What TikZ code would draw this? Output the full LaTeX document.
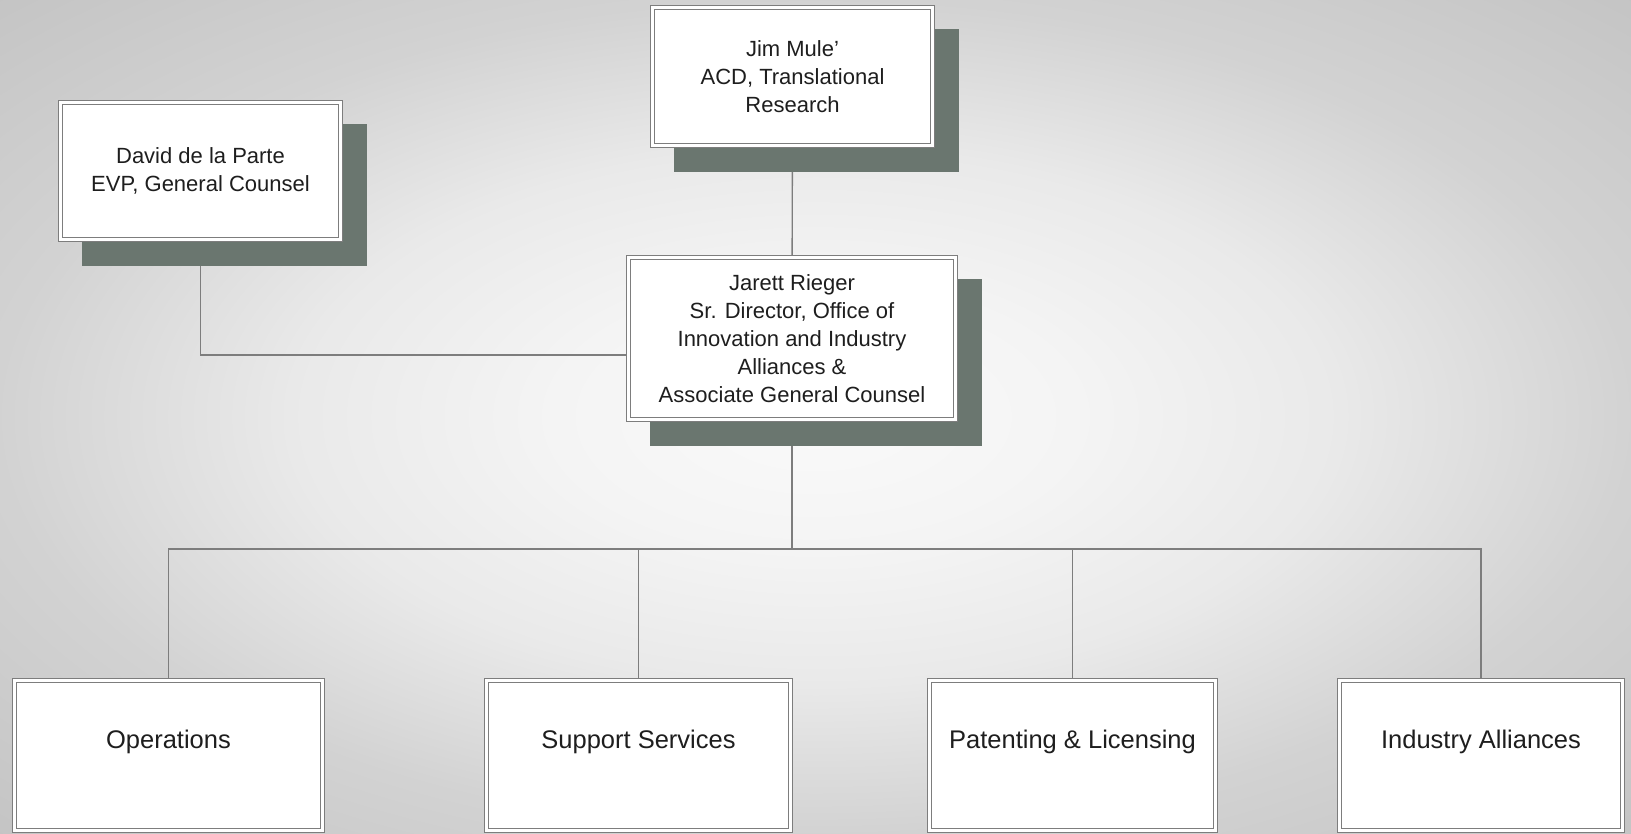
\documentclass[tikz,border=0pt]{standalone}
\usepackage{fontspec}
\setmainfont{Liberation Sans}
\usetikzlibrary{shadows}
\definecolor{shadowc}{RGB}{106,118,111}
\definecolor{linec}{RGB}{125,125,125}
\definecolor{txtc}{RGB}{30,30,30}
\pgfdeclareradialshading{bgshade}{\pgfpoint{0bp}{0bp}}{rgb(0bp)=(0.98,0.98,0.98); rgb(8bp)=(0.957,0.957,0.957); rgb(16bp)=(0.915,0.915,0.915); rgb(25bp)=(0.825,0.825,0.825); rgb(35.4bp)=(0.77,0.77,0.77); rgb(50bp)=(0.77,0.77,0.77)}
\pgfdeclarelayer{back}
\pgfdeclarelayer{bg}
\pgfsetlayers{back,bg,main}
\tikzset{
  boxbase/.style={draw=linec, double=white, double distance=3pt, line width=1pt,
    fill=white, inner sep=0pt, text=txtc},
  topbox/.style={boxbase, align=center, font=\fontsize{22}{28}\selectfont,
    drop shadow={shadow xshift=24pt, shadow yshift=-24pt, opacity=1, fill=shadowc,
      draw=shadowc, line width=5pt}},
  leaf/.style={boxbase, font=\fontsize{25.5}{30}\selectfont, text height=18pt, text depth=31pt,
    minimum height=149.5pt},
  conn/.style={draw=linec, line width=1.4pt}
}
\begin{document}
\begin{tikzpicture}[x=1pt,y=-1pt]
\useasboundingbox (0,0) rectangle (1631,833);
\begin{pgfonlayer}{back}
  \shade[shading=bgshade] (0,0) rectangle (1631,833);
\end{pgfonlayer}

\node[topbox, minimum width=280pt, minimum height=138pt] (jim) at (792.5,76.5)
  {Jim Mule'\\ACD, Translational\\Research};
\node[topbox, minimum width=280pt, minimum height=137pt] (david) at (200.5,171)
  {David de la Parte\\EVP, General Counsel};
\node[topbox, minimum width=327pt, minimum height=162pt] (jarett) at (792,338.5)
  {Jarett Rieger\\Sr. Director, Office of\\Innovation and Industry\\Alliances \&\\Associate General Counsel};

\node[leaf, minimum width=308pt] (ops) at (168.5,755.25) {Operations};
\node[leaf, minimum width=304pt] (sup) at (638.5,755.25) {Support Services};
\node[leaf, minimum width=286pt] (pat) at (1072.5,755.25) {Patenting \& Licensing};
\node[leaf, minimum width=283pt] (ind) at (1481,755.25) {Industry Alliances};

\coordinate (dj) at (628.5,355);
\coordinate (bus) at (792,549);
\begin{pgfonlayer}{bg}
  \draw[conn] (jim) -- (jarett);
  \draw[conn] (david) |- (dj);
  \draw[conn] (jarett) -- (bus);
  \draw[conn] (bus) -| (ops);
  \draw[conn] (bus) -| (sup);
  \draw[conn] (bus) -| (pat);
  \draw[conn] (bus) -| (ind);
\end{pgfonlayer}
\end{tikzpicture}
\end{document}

* * * * *

Given exercise: Reproduce the material in its entirety and word for word, without the pictures.

Task answer:
What TikZ code would draw this? Output the full LaTeX document.
\documentclass[tikz,border=0pt]{standalone}
\usepackage{fontspec}
\setmainfont{Liberation Sans}
\usetikzlibrary{shadows}
\definecolor{shadowc}{RGB}{106,118,111}
\definecolor{linec}{RGB}{125,125,125}
\definecolor{txtc}{RGB}{30,30,30}
\pgfdeclareradialshading{bgshade}{\pgfpoint{0bp}{0bp}}{rgb(0bp)=(0.98,0.98,0.98); rgb(8bp)=(0.957,0.957,0.957); rgb(16bp)=(0.915,0.915,0.915); rgb(25bp)=(0.825,0.825,0.825); rgb(35.4bp)=(0.77,0.77,0.77); rgb(50bp)=(0.77,0.77,0.77)}
\pgfdeclarelayer{back}
\pgfdeclarelayer{bg}
\pgfsetlayers{back,bg,main}
\tikzset{
  boxbase/.style={draw=linec, double=white, double distance=3pt, line width=1pt,
    fill=white, inner sep=0pt, text=txtc},
  topbox/.style={boxbase, align=center, font=\fontsize{22}{28}\selectfont,
    drop shadow={shadow xshift=24pt, shadow yshift=-24pt, opacity=1, fill=shadowc,
      draw=shadowc, line width=5pt}},
  leaf/.style={boxbase, font=\fontsize{25.5}{30}\selectfont, text height=18pt, text depth=31pt,
    minimum height=149.5pt},
  conn/.style={draw=linec, line width=1.4pt}
}
\begin{document}
\begin{tikzpicture}[x=1pt,y=-1pt]
\useasboundingbox (0,0) rectangle (1631,833);
\begin{pgfonlayer}{back}
  \shade[shading=bgshade] (0,0) rectangle (1631,833);
\end{pgfonlayer}

\node[topbox, minimum width=280pt, minimum height=138pt] (jim) at (792.5,76.5)
  {Jim Mule'\\ACD, Translational\\Research};
\node[topbox, minimum width=280pt, minimum height=137pt] (david) at (200.5,171)
  {David de la Parte\\EVP, General Counsel};
\node[topbox, minimum width=327pt, minimum height=162pt] (jarett) at (792,338.5)
  {Jarett Rieger\\Sr. Director, Office of\\Innovation and Industry\\Alliances \&\\Associate General Counsel};

\node[leaf, minimum width=308pt] (ops) at (168.5,755.25) {Operations};
\node[leaf, minimum width=304pt] (sup) at (638.5,755.25) {Support Services};
\node[leaf, minimum width=286pt] (pat) at (1072.5,755.25) {Patenting \& Licensing};
\node[leaf, minimum width=283pt] (ind) at (1481,755.25) {Industry Alliances};

\coordinate (dj) at (628.5,355);
\coordinate (bus) at (792,549);
\begin{pgfonlayer}{bg}
  \draw[conn] (jim) -- (jarett);
  \draw[conn] (david) |- (dj);
  \draw[conn] (jarett) -- (bus);
  \draw[conn] (bus) -| (ops);
  \draw[conn] (bus) -| (sup);
  \draw[conn] (bus) -| (pat);
  \draw[conn] (bus) -| (ind);
\end{pgfonlayer}
\end{tikzpicture}
\end{document}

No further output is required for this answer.